Rider 1 rode on to the avalanche debris and to Rider 2. One of Rider 2’s legs was severely angulated, and Rider 1 straightened it back to anatomical alignment. The pair discussed riding out on one snowmobile, but decided that would not be possible given the large blocks of debris.
Rider 1 left to cut branches for splints, while Rider 2 dragged himself off the debris. Rider 1 splinted Rider 2’s legs and helped him onto the snowmobile. They rode back toward the trailhead. After traveling a little over a mile, they determined they could not keep the snowmobile upright on the off-camber road they had ascended. There were no other viable options for egress, so they decided that Rider 2 would wait on the road while Rider 1 went for help.
Rider 1 snowmobiled another mile to the trailhead, then drove 7.5 miles before he had cell service. He called 911. He also called Responder 1, a friend. Responder 1 drove to the trailhead. Rider 1 and Responder 1 rode the snowmobile back and reached Rider 2 about 7:40 PM. They brought a reflective jacket and blanket with them. They wrapped Rider 2 in the jacket and blanket.
Around 8:00 PM, the three heard the Flight for Life helicopter circling over the basin. Rider 1 began waving his flashlight and snowmobiled out into the basin to get the pilot’s attention. The helicopter landed on Highway 82, about 500 feet from Rider 1. Rider 1 helped the flight medics to Rider 2. They loaded Rider 2 into a sled, carried the sled until they could use the snowmobile to tow him to the helicopter. Flight for Life evacuated Rider 2 to a hospital.
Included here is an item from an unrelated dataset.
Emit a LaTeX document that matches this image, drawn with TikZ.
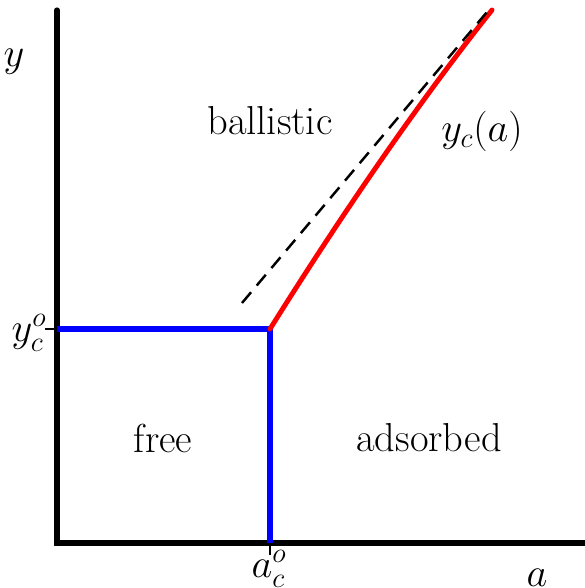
\documentclass[tikz,border=0pt]{standalone}
\usepackage{fix-cm}
\begin{document}
\begin{tikzpicture}[font=\fontsize{23}{27}\selectfont, axis/.style={line width=2.9pt, line cap=round}, bound/.style={blue, line width=3.4pt}]
  \useasboundingbox (0,0) rectangle (11.68,11.76);
  \coordinate (O) at (1.14,0.9);
  \coordinate (ytop) at (1.14,11.56);
  \coordinate (aend) at (12.2,0.9);
  \coordinate (C) at (5.4,5.18);
  \coordinate (Cy) at (1.14,5.18);
  \coordinate (Ca) at (5.4,0.9);
  \coordinate (R) at (9.84,11.56);
  \coordinate (d1) at (4.84,5.7);
  \coordinate (d2) at (9.74,11.52);

  \draw[axis] (ytop) -- (O) -- (aend);
  \draw[line width=1.2pt] (Cy) -- ++(-0.24,0);
  \draw[line width=1.2pt] (Ca) -- ++(0,-0.24);
  \draw[bound] (Cy) -- (C) -- (Ca);
  \draw[red, line width=2.8pt, line cap=round] (C) .. controls (6.6,7.1) and (8.2,9.5) .. (R);
  \draw[line width=1.4pt, dash pattern=on 8pt off 5pt] (d1) -- (d2);

  \node (ylab) at (0.58,5.1) {$y_c^o$};
  \node (alab) at (5.38,0.38) {$a_c^o$};
  \node (yax) at (0.28,10.52) {$y$};
  \node (aax) at (10.74,0.2) {$a$};
  \node (ball) at (5.4,9.34) {ballistic};
  \node (yca) at (9.64,9.14) {$y_c(a)$};
  \node (free) at (3.26,3.0) {free};
  \node (ads) at (8.58,3.0) {adsorbed};
\end{tikzpicture}
\end{document}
Riders 1 and 2 worked hard to evacuate themselves after the accident. Rider 2’s injuries prevented him from riding out given the trail conditions. Although the pair responded to the injuries, the remote location and lack of cell service lead to a lengthy rescue. A satellite GPS communication device could have improved communication, allowing friends to bring resources in sooner or organized rescue to reach the riders faster.